Kabani mentions the notorious case of
Bodisen Biotech(BBCZ.PK), a reverse merger company that hit the skids in 2006 after short sellers and journalists raised key questions. The stock traded for about $20 a share in early 2006. It finally spiraled down to 12 cents last year, before recovering slightly, to about 50 cents a share recently.
Kabani says that, because his firm audited Bodisen, it has been unfairly blamed for the blow-up, lumped together with the chief promoter of the Bodisen deals, Benjamin Wey of New York Global Group.

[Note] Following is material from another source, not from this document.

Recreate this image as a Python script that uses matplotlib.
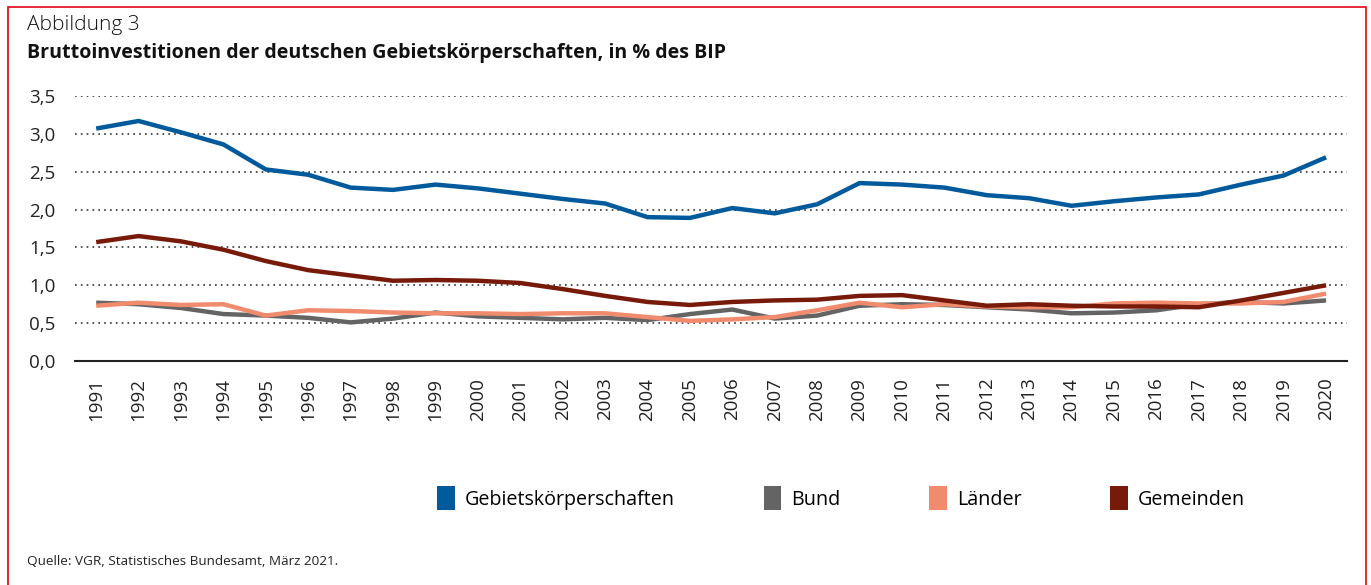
import matplotlib.pyplot as plt
from matplotlib.patches import Patch, Rectangle
from matplotlib.ticker import FuncFormatter

plt.rcParams['font.family'] = ['Open Sans', 'DejaVu Sans']

# Daten: Bruttoinvestitionen in % des BIP
years = list(range(1991, 2021))
gebiet = [3.07, 3.17, 3.02, 2.86, 2.53, 2.46, 2.29, 2.26, 2.33, 2.28,
          2.21, 2.14, 2.08, 1.90, 1.89, 2.02, 1.95, 2.07, 2.35, 2.33,
          2.29, 2.19, 2.15, 2.05, 2.11, 2.16, 2.20, 2.33, 2.45, 2.69]
bund = [0.77, 0.75, 0.70, 0.62, 0.60, 0.57, 0.51, 0.56, 0.64, 0.59,
        0.57, 0.55, 0.57, 0.54, 0.62, 0.68, 0.56, 0.60, 0.73, 0.75,
        0.74, 0.71, 0.68, 0.63, 0.64, 0.67, 0.75, 0.78, 0.76, 0.80]
laender = [0.73, 0.77, 0.74, 0.75, 0.60, 0.67, 0.66, 0.64, 0.63, 0.63,
           0.62, 0.63, 0.63, 0.58, 0.53, 0.55, 0.58, 0.67, 0.77, 0.71,
           0.75, 0.72, 0.71, 0.71, 0.76, 0.77, 0.76, 0.76, 0.78, 0.89]
gemeinden = [1.57, 1.65, 1.58, 1.47, 1.32, 1.20, 1.13, 1.06, 1.07, 1.06,
             1.03, 0.95, 0.86, 0.78, 0.74, 0.78, 0.80, 0.81, 0.86, 0.87,
             0.80, 0.73, 0.75, 0.73, 0.72, 0.72, 0.71, 0.80, 0.90, 1.00]

labels = ['Gebietskörperschaften', 'Bund', 'Länder', 'Gemeinden']
colors = ['#005a9b', '#646464', '#f08b6e', '#781a0a']

fig = plt.figure(figsize=(13.71, 5.85), dpi=100)
ax = fig.add_axes([0.0547, 0.3829, 0.928, 0.453])

# Reihenfolge: Bund und Länder unten, Gemeinden und Gesamt oben
ax.plot(years, bund, color=colors[1], lw=3.2, solid_capstyle='butt')
ax.plot(years, laender, color=colors[2], lw=3.2, solid_capstyle='butt')
ax.plot(years, gemeinden, color=colors[3], lw=3.2, solid_capstyle='butt')
ax.plot(years, gebiet, color=colors[0], lw=3.2, solid_capstyle='butt')

ax.set_xlim(1990.5, 2020.5)
ax.set_ylim(0, 3.5)
ax.set_yticks([0, 0.5, 1.0, 1.5, 2.0, 2.5, 3.0, 3.5])
ax.yaxis.set_major_formatter(FuncFormatter(lambda v, p: f'{v:.1f}'.replace('.', ',')))
ax.set_xticks(years)
ax.set_xticklabels([str(y) for y in years], rotation=90)
ax.tick_params(axis='both', length=0, labelsize=13.5, colors='#222222')
ax.tick_params(axis='y', pad=14)
ax.tick_params(axis='x', pad=12)

for y in [0.5, 1.0, 1.5, 2.0, 2.5, 3.0, 3.5]:
    ax.axhline(y, color='#333333', lw=1.2, ls=(0, (1, 2.5)), zorder=0)

for s in ['top', 'right', 'left']:
    ax.spines[s].set_visible(False)
ax.spines['bottom'].set_color('#222222')
ax.spines['bottom'].set_linewidth(1.5)

handles = [Patch(facecolor=c, edgecolor='none') for c in colors]
fig.legend(handles, labels, loc='center left', bbox_to_anchor=(0.306, 0.148),
           ncol=4, frameon=False, fontsize=14.2, handlelength=0.9,
           handleheight=1.5, handletextpad=0.5, columnspacing=4.5)

fig.text(0.0197, 0.958, 'Abbildung 3', fontsize=15, va='center',
         fontweight='light', color='#111111')
fig.text(0.0197, 0.91, 'Bruttoinvestitionen der deutschen Gebietskörperschaften, in % des BIP',
         fontsize=14.1, fontweight='bold', va='center', color='#111111')
fig.text(0.0197, 0.04, 'Quelle: VGR, Statistisches Bundesamt, März 2021.',
         fontsize=9.7, va='center', color='#222222')

# roter Rahmen
fig.add_artist(Rectangle((0.006, -0.05), 0.9905, 1.038, transform=fig.transFigure,
                         fill=False, edgecolor='#e30613', lw=1.2))

fig.savefig('out.png', dpi=100)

While on retainer with Bodisen, Wey's firm used a pseudonym to publish glowing assessments of the company, documents filed in a shareholder lawsuit show. Investors claimed they were led to believe the assessments were independent. Days before Bodisen severed ties with Wey, New York Global earned commissions from handling the sale of more than $15 million in Bodisen stock, according to forms filed with the SEC.
At the time, Bodisen announced an intention to defend itself vigorously. Shareholder suits against Bodisen were dismissed.
In delisting Bodisen, the Amex expressed concerns both about Wey's role and about Bodisen's internal accounting. But Kabani maintains that no one has challenged the financial statements his firm prepared for the company, and that he and his company have been criticized unjustly.